On Sun, Mar 8, 2009 at 2:48 PM, Charles R Harris
<charlesr.har...@gmail.com>wrote:

>
>
> On Sun, Mar 8, 2009 at 1:04 PM, Darren Dale <dsdal...@gmail.com> wrote:
>
>> On Sat, Mar 7, 2009 at 1:23 PM, Darren Dale <dsdal...@gmail.com> wrote:
>>
>>> On Sun, Feb 22, 2009 at 7:01 PM, Darren Dale <dsdal...@gmail.com> wrote:
>>>
>>>> On Sun, Feb 22, 2009 at 6:35 PM, Darren Dale <dsdal...@gmail.com>wrote:
>>>>
>>>>> On Sun, Feb 22, 2009 at 6:28 PM, Pierre GM <pgmdevl...@gmail.com>wrote:
>>>>>
>>>>>>
>>>>>> On Feb 22, 2009, at 6:21 PM, Eric Firing wrote:
>>>>>>
>>>>>> > Darren Dale wrote:
>>>>>> >> Does anyone know why __array_wrap__ is not called for subclasses
>>>>>> >> during
>>>>>> >> arithmetic operations where an iterable like a list or tuple
>>>>>> >> appears to
>>>>>> >> the right of the subclass? When I do "mine*[1,2,3]", array_wrap is
>>>>>> >> not
>>>>>> >> called and I get an ndarray instead of a MyArray. "[1,2,3]*mine" is
>>>>>> >> fine, as is "mine*array([1,2,3])". I see the same issue with
>>>>>> >> division,
>>>>>> >
>>>>>> > The masked array subclass does not show this behavior:
>>>>>>
>>>>>> Because MaskedArray.__mul__ and others are redefined.
>>>>>>
>>>>>> Darren, you can fix your problem by redefining MyArray.__mul__ as:
>>>>>>
>>>>>>     def __mul__(self, other):
>>>>>>         return np.ndarray.__mul__(self, np.asanyarray(other))
>>>>>>
>>>>>> forcing the second term to be a ndarray (or a subclass of). You can do
>>>>>> the same thing for the other functions (__add__, __radd__, ...)
>>>>>
>>>>>
>>>>> Thanks for the suggestion. I know this can be done, but ufuncs like
>>>>> np.multiply(mine,[1,2,3]) will still not work. Plus, if I reimplement 
>>>>> these
>>>>> methods, I take some small performance hit. I've been putting a lot of 
>>>>> work
>>>>> in lately to get quantities to work with numpy's stock ufuncs.
>>>>>
>>>>
>>>> I should point out:
>>>>
>>>> import numpy as np
>>>>
>>>> a=np.array([1,2,3,4])
>>>> b=np.ma.masked_where(a>2,a)
>>>> np.multiply([1,2,3,4],b) # yields a masked array
>>>> np.multiply(b,[1,2,3,4]) # yields an ndarray
>>>>
>>>>
>>> I'm not familiar with the numpy codebase, could anyone help me figure out
>>> where I should look to try to fix this bug? I've got a nice set of
>>> generators that work with nosetools to test all combinations of numerical
>>> dtypes, including combinations of scalars, arrays, and iterables of each
>>> type. In my quantities package, just testing multiplication yields 1031
>>> failures, all of which appear to be caused by this bug (#1026 on trak) or
>>> bug #826.
>>
>>
>>
>> I finally managed to track done the source of this problem.

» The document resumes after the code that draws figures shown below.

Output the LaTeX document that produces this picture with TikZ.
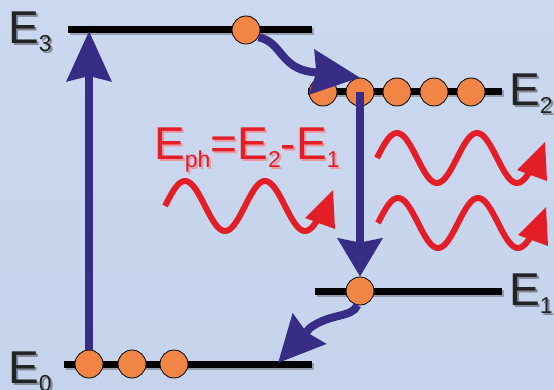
\documentclass[tikz,border=0pt]{standalone}
\usepackage{fontspec}
\setmainfont{Liberation Sans}
\usetikzlibrary{arrows.meta}
\definecolor{bgtop}{RGB}{203,216,239}
\definecolor{bgbot}{RGB}{197,211,236}
\definecolor{navy}{RGB}{56,45,134}
\definecolor{wred}{RGB}{228,30,38}
\definecolor{wredshadow}{RGB}{236,150,160}
\definecolor{eorange}{RGB}{240,133,70}
\definecolor{lvlshadow}{RGB}{130,135,150}
\definecolor{txtdark}{RGB}{35,35,35}
\newcommand{\sbs}[1]{\raisebox{-8pt}{\fontsize{23}{23}\selectfont #1}}
\newcommand{\shtext}[2]{\makebox[0pt][l]{\hspace{2pt}\raisebox{-2pt}{\color{#1}#2}}#2}
\newcommand{\photonwave}[2]{%
  \draw[wave] plot[domain=0:156, samples=90, smooth] ({#1+\x}, {#2-25*sin(4.5*\x)});
  \fill[wred] (#1+168,#2-16) -- (#1+140,#2+12) -- (#1+170,#2+23) -- cycle;}
\tikzset{
  level/.style={line width=7pt, black},
  lvlshade/.style={line width=7pt, lvlshadow, opacity=0.7},
  electron/.style={circle, fill=eorange, draw=black, line width=0.8pt, minimum size=28pt, inner sep=0pt},
  navyarrow/.style={navy, line width=8pt},
  wave/.style={wred, line width=6pt, line cap=butt},
  lbl/.style={inner sep=0pt, anchor=base west, font=\fontsize{46}{46}\selectfont},
}
\begin{document}
\begin{tikzpicture}[x=1pt, y=-1pt]
\fill[top color=bgtop, bottom color=bgbot] (0,0) rectangle (554,390);
\useasboundingbox (0,0) rectangle (554,390);

% level shadows
\draw[lvlshade] (70,32) -- (314,32);
\draw[lvlshade] (310,94) -- (504,94);
\draw[lvlshade] (317,293) -- (504,293);
\draw[lvlshade] (66,366) -- (314,366);
% levels
\draw[level] (68,30) -- (312,30);
\draw[level] (308,92) -- (502,92);
\draw[level] (315,291) -- (502,291);
\draw[level] (64,364) -- (312,364);

% labels
\node[lbl, text=txtdark] (l3) at (8,44) {\shtext{lvlshadow}{E\sbs{3}}};
\node[lbl, text=txtdark] (l2) at (509,106) {\shtext{lvlshadow}{E\sbs{2}}};
\node[lbl, text=txtdark] (l1) at (509,305) {\shtext{lvlshadow}{E\sbs{1}}};
\node[lbl, text=txtdark] (l0) at (8,383) {\shtext{lvlshadow}{E\sbs{0}}};
\node[lbl, text=wred] (eq) at (154,160) {\shtext{wredshadow}{E\sbs{ph}=E\sbs{2}-E\sbs{1}}};

% photons
\photonwave{165}{206}
\photonwave{377}{158}
\photonwave{378}{223}

% electrons
\node[electron] (e3a) at (246,30) {};
\node[electron] (e2a) at (323,92) {};
\node[electron] (e2b) at (360,92) {};
\node[electron] (e2c) at (397,92) {};
\node[electron] (e2d) at (434,92) {};
\node[electron] (e2e) at (471,92) {};
\node[electron] (e1a) at (360,291) {};
\node[electron] (e0a) at (89,364) {};
\node[electron] (e0b) at (132,364) {};
\node[electron] (e0c) at (174,364) {};

\coordinate (p3) at (89,31);
\coordinate (t0) at (278,363);

% pump
\draw[navyarrow, -{Stealth[length=50pt, width=44pt, inset=5pt]}] (e0a.north) -- (p3);
% non-radiative E3 -> E2
\draw[navyarrow, -{Stealth[length=48pt, width=44pt, inset=4pt]}]
  (e3a.-30) .. controls (282,42) and (280,68) .. (312,72) -- (e2b.north);
% emission E2 -> E1
\draw[navyarrow, -{Stealth[length=38pt, width=44pt, inset=4pt]}] (e2b.center) -- (e1a.north);
% relaxation E1 -> E0
\draw[navyarrow, -{Stealth[length=46pt, width=44pt, inset=4pt]}]
  (e1a.-100) .. controls (352,318) and (330,313) .. (310,328) -- (t0);
\end{tikzpicture}
\end{document}
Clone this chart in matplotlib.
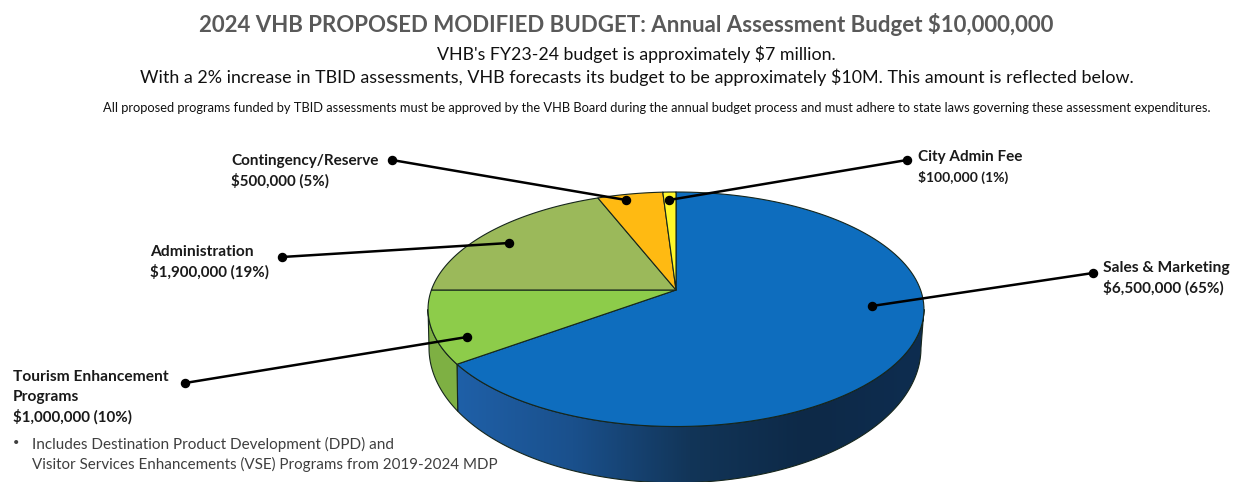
import numpy as np
import matplotlib
matplotlib.use("Agg")
import matplotlib.pyplot as plt
from matplotlib.patches import Polygon
from matplotlib.colors import LinearSegmentedColormap

# ---- data (clockwise from 12 o'clock) ----
categories = ["Sales & Marketing", "Tourism Enhancement Programs", "Administration",
              "Contingency/Reserve", "City Admin Fee"]
amounts = [6500000, 1000000, 1900000, 500000, 100000]
amount_labels = ["$6,500,000 (65%)", "$1,000,000 (10%)", "$1,900,000 (19%)",
                 "$500,000 (5%)", "$100,000 (1%)"]
top_colors = ["#0E6DBE", "#8DCC4A", "#9BB95A", "#FFBA12", "#FFF72A"]
title = "2024 VHB PROPOSED MODIFIED BUDGET: Annual Assessment Budget $10,000,000"
line1 = "VHB's FY23-24 budget is approximately $7 million."
line2 = "With a 2% increase in TBID assessments, VHB forecasts its budget to be approximately $10M. This amount is reflected below."
line3 = ("All proposed programs funded by TBID assessments must be approved by the VHB Board during "
         "the annual budget process and must adhere to state laws governing these assessment expenditures.")
note1 = "Includes Destination Product Development (DPD) and"
note2 = "Visitor Services Enhancements (VSE) Programs from 2019-2024 MDP"

# ---- layout ----
W, H = 1237, 482
CX, CY, A, B, K = 676.0, 290.0, 244.6, 114.1, 0.1642
FONT = "Lato"
# lower rim of the wall, as an ellipse fitted to the reference
LOW_CX, LOW_CY, LOW_SX, LOW_SY = 675.0, 348.0, 0.992, 1.15

fig = plt.figure(figsize=(W / 100, H / 100), dpi=100, facecolor="white")
ax = fig.add_axes([0, 0, 1, 1])
ax.set_xlim(0, W)
ax.set_ylim(H, 0)
ax.axis("off")


def project(theta_deg):
    t = np.radians(theta_deg)
    x, y = np.sin(t), np.cos(t)
    d = 1 + K * y
    return CX + A * x / d, CY - B * y / d


def lower(theta_deg):
    x, y = project(theta_deg)
    ye = CY + B * K / (1 - K ** 2)
    return LOW_CX + (x - CX) * LOW_SX, LOW_CY + (y - ye) * LOW_SY


def arc(a0, a1, n=120):
    th = np.linspace(a0, a1, n)
    return np.column_stack(project(th))


edges = np.concatenate([[0], np.cumsum(amounts)]) / np.sum(amounts) * 360
EDGE = "#16261c"

# visible part of the side wall: from the right tangent to the left tangent
vis0 = np.degrees(np.arccos(-K))
vis1 = 360 - vis0


def side_path(a0, a1):
    th = np.linspace(a0, a1, 120)
    upper = np.column_stack(project(th))
    low = np.column_stack(lower(th[::-1]))
    return np.vstack([upper, low])


# blue wall with left-to-right shading
a0, a1 = max(edges[0], vis0), min(edges[1], vis1)
poly = Polygon(side_path(a0, a1), closed=True, fc="none", ec=EDGE, lw=0.8, zorder=2)
ax.add_patch(poly)
cmap = LinearSegmentedColormap.from_list("wall", ["#1F60A8", "#1A508C", "#123558", "#0D2947", "#0E2D50"])
grad = np.linspace(0, 1, 256).reshape(1, -1)
im = ax.imshow(grad, cmap=cmap, extent=(456, 924, 482, 300), aspect="auto", zorder=1.5)
im.set_clip_path(poly)
ax.set_xlim(0, W)
ax.set_ylim(H, 0)

# green wall
a0, a1 = max(edges[1], vis0), min(edges[2], vis1)
ax.add_patch(Polygon(side_path(a0, a1), closed=True, fc="#7EB043", ec=EDGE, lw=0.8, zorder=2))

# top face
for i, c in enumerate(top_colors):
    pts = np.vstack([[CX, CY], arc(edges[i], edges[i + 1])])
    ax.add_patch(Polygon(pts, closed=True, fc=c, ec=EDGE, lw=0.8, zorder=3, joinstyle="round"))

# leaders: (slice end, label end)
leaders = [((872, 306), (1093, 273)), ((467, 337), (185, 383)), ((509, 243), (282, 257)),
           ((626, 200), (392, 160)), ((669, 200), (907, 160))]
for p, q in leaders:
    ax.plot([p[0], q[0]], [p[1], q[1]], color="black", lw=1.8, zorder=5, solid_capstyle="round")
    ax.plot([p[0], q[0]], [p[1], q[1]], ls="none", marker="o", ms=5.8, color="black", zorder=6)

fig.canvas.draw()
rend = fig.canvas.get_renderer()


def fit(x, y, s, width, size, color, weight="normal", ha="left"):
    t = ax.text(x, y, s, fontsize=size, color=color, fontweight=weight, ha=ha, va="center",
                family=FONT, zorder=7)
    t.set_fontsize(size * width / t.get_window_extent(rend).width)
    return t


fit(626, 24, title, 858, 16, "#595959", "bold", "center")
fit(636, 54, line1, 398, 12, "#111111", "normal", "center")
fit(637, 77, line2, 990, 12, "#111111", "normal", "center")
fit(657, 107.5, line3, 1110, 7, "#111111", "normal", "center")

DARK = "#1a1a1a"
fit(1103, 268, categories[0], 127, 9.5, DARK, "bold")
fit(1103, 288, amount_labels[0], 121, 9.5, DARK, "bold")
fit(13, 377, "Tourism Enhancement", 155, 9.5, DARK, "bold")
fit(13, 397, "Programs", 66, 9.5, DARK, "bold")
fit(13, 417, amount_labels[1], 120, 9.5, DARK, "bold")
fit(150, 252, categories[2], 104, 9.5, DARK, "bold")
fit(150, 272, amount_labels[2], 120, 9.5, DARK, "bold")
fit(231, 161, categories[3], 148, 9.5, DARK, "bold")
fit(231, 181, amount_labels[3], 99, 9.5, DARK, "bold")
fit(918, 157, categories[4], 105, 9.5, DARK, "bold")
fit(918, 177, amount_labels[4], 91, 9.5, DARK, "bold")

GREY = "#3f3f3f"
ax.text(16, 443, "\u2022", fontsize=8, color=GREY, ha="center", va="center", family=FONT)
fit(32, 444, note1, 364, 9.5, GREY)
fit(32, 464, note2, 466, 9.5, GREY)

fig.savefig("out.png", dpi=100, facecolor="white")
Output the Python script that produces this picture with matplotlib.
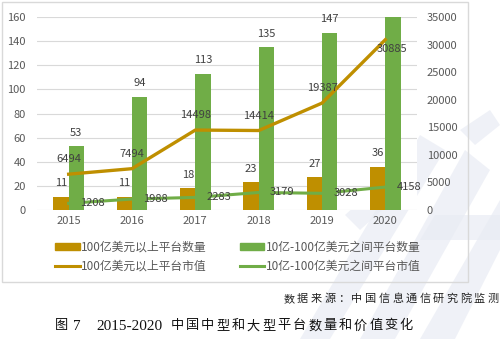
import matplotlib.pyplot as plt
import numpy as np
from matplotlib.patches import Rectangle, Polygon
from matplotlib.lines import Line2D

plt.rcParams['font.family'] = ['Noto Sans CJK SC', 'DejaVu Sans']

years = ['2015', '2016', '2017', '2018', '2019', '2020']
count_large = [11, 11, 18, 23, 27, 36]          # 100亿美元以上平台数量
count_mid = [53, 94, 113, 135, 147, 160]        # 10亿-100亿美元之间平台数量
value_large = [6494, 7494, 14498, 14414, 19387, 30885]
value_mid = [1208, 1988, 2283, 3179, 3028, 4158]

GOLD = '#BF8F00'
GREEN = '#70AD47'
TXT = '#595959'
LBL = '#404040'
FS = 8

W, H = 500, 339
fig = plt.figure(figsize=(W / 100, H / 100), dpi=100)


def px(x, y):
    return x / W, 1 - y / H


# pale watermark strokes in the lower right corner
wm = '#e9ecf4'
shapes = [
    [(300, 339), (330, 339), (445, 150), (420, 135)],
    [(360, 339), (395, 339), (490, 170), (465, 150)],
    [(420, 339), (455, 339), (500, 250), (500, 200)],
    [(420, 240), (500, 240), (500, 215), (435, 215)],
    [(345, 215), (395, 170), (410, 185), (360, 230)],
    [(460, 130), (490, 110), (500, 125), (475, 145)],
]
for pts in shapes:
    fig.patches.append(Polygon([px(*p) for p in pts], closed=True,
                               transform=fig.transFigure, facecolor=wm,
                               edgecolor='none', alpha=0.7, zorder=-5))

# chart frame
fig.patches.append(Rectangle(px(2, 282), 466 / W, 280 / H,
                             transform=fig.transFigure, fill=False,
                             edgecolor='#d9d9d9', linewidth=1.0, zorder=-1))

ax = fig.add_axes([37 / W, 1 - 210 / H, 380 / W, 193 / H])
ax2 = ax.twinx()

x = np.arange(len(years))
bw = 0.24
ax.bar(x - bw / 2, count_large, bw, color=GOLD, zorder=2)
ax.bar(x + bw / 2, count_mid, bw, color=GREEN, zorder=2)

ax.set_xlim(-0.5, len(years) - 0.5)
ax.set_ylim(0, 160)
ax.set_yticks(range(0, 161, 20))
ax.grid(axis='y', color='#d9d9d9', linewidth=0.8, zorder=0)
ax.set_axisbelow(True)
for s in list(ax.spines.values()) + list(ax2.spines.values()):
    s.set_visible(False)
ax.tick_params(length=0, colors=TXT, labelsize=FS)
ax.tick_params(axis='y', pad=8)
ax.tick_params(axis='x', pad=4)
ax.set_xticks(x)
ax.set_xticklabels(years)

ax2.set_ylim(0, 35000)
ax2.set_yticks(range(0, 35001, 5000))
ax2.tick_params(length=0, colors=TXT, labelsize=FS, pad=7)

ax2.plot(x, value_large, color=GOLD, linewidth=2.4, zorder=3)
ax2.plot(x, value_mid, color=GREEN, linewidth=2.2, zorder=3)

for i in range(len(years)):
    ax.annotate(str(count_large[i]), (x[i] - bw / 2, count_large[i]),
                xytext=(0, 6), textcoords='offset points', ha='center',
                va='bottom', fontsize=FS, color=LBL)
    if count_mid[i] < 155:
        ax.annotate(str(count_mid[i]), (x[i] + bw / 2, count_mid[i]),
                    xytext=(0, 6), textcoords='offset points', ha='center',
                    va='bottom', fontsize=FS, color=LBL)
    last = i == len(years) - 1
    ax2.annotate(str(value_large[i]), (x[i], value_large[i]),
                 xytext=(5, -7) if last else (0, 7), textcoords='offset points',
                 ha='center', va='center' if last else 'bottom', fontsize=FS,
                 color=LBL, zorder=4)
    ax2.annotate(str(value_mid[i]), (x[i], value_mid[i]),
                 xytext=(17, 0), textcoords='offset points', ha='center',
                 va='center', fontsize=FS, color=LBL, zorder=4)

handles = [
    Rectangle((0, 0), 1, 1, color=GOLD),
    Line2D([], [], color=GOLD, linewidth=2.2),
    Rectangle((0, 0), 1, 1, color=GREEN),
    Line2D([], [], color=GREEN, linewidth=2.2),
]
labels = ['100亿美元以上平台数量', '100亿美元以上平台市值',
          '10亿-100亿美元之间平台数量', '10亿-100亿美元之间平台市值']
fig.legend(handles, labels, ncol=2, loc='center left', frameon=False,
           bbox_to_anchor=px(55, 256.5), borderpad=0, borderaxespad=0,
           fontsize=8.5, labelcolor=TXT, handlelength=2.1, handleheight=0.45,
           handletextpad=0.1, columnspacing=2.8, labelspacing=0.5)

# source note, characters set with wide tracking
source = '数据来源：中国信息通信研究院监测'
for k, ch in enumerate(source):
    fig.text(*px(289 + k * 13.6, 299), ch, ha='center', va='center',
             fontsize=8, color='#222222')

# figure caption
fig.text(*px(61, 326), '图', ha='center', va='center', fontsize=9.5,
         color='#111111')
fig.text(*px(73, 326), '7', ha='left', va='center', fontsize=11,
         family='Liberation Serif', color='#111111')
fig.text(*px(96, 326), '2015-2020', ha='left', va='center', fontsize=11,
         family='Liberation Serif', color='#111111')
caption = '中国中型和大型平台数量和价值变化'
for k, ch in enumerate(caption):
    fig.text(*px(177 + k * 15.3, 326), ch, ha='center', va='center',
             fontsize=9.5, color='#111111')

fig.savefig('out.png', dpi=100)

>> _find_array_wrap steps through the inputs, asking each of them for their
>> __array_wrap__ and binding it to wrap. If more than one input defines
>> __array_wrap__, you enter a block that selects one based on array priority,
>> and binds it back to wrap. The problem was when the first input defines
>> array_wrap but the second one does not. In that case, _find_array_wrap never
>> bothered to rebind the desired wraps[0] to wrap, so wrap remains Null or
>> None, and wrap is what is returned to the calling function.
>>
>> I've tested numpy with this patch applied, and didn't see any regressions.
>> Would someone please consider committing it?
>>
>> Thanks,
>> Darren
>>
>> $ svn diff numpy/core/src/umath_ufunc_object.inc
>> Index: numpy/core/src/umath_ufunc_object.inc
>> ===================================================================
>> --- numpy/core/src/umath_ufunc_object.inc       (revision 6569)
>> +++ numpy/core/src/umath_ufunc_object.inc       (working copy)
>> @@ -3173,8 +3173,10 @@
>>              PyErr_Clear();
>>          }
>>      }
>> +    if (np >= 1) {
>> +        wrap = wraps[0];
>> +    }
>>      if (np >= 2) {
>> -        wrap = wraps[0];
>>          maxpriority = PyArray_GetPriority(with_wrap[0],
>>                                          PyArray_SUBTYPE_PRIORITY);
>>          for (i = 1; i < np; ++i) {
>>
>
> Applied in r6573. Thanks.
>

Oh, and can you provide a test for this fix?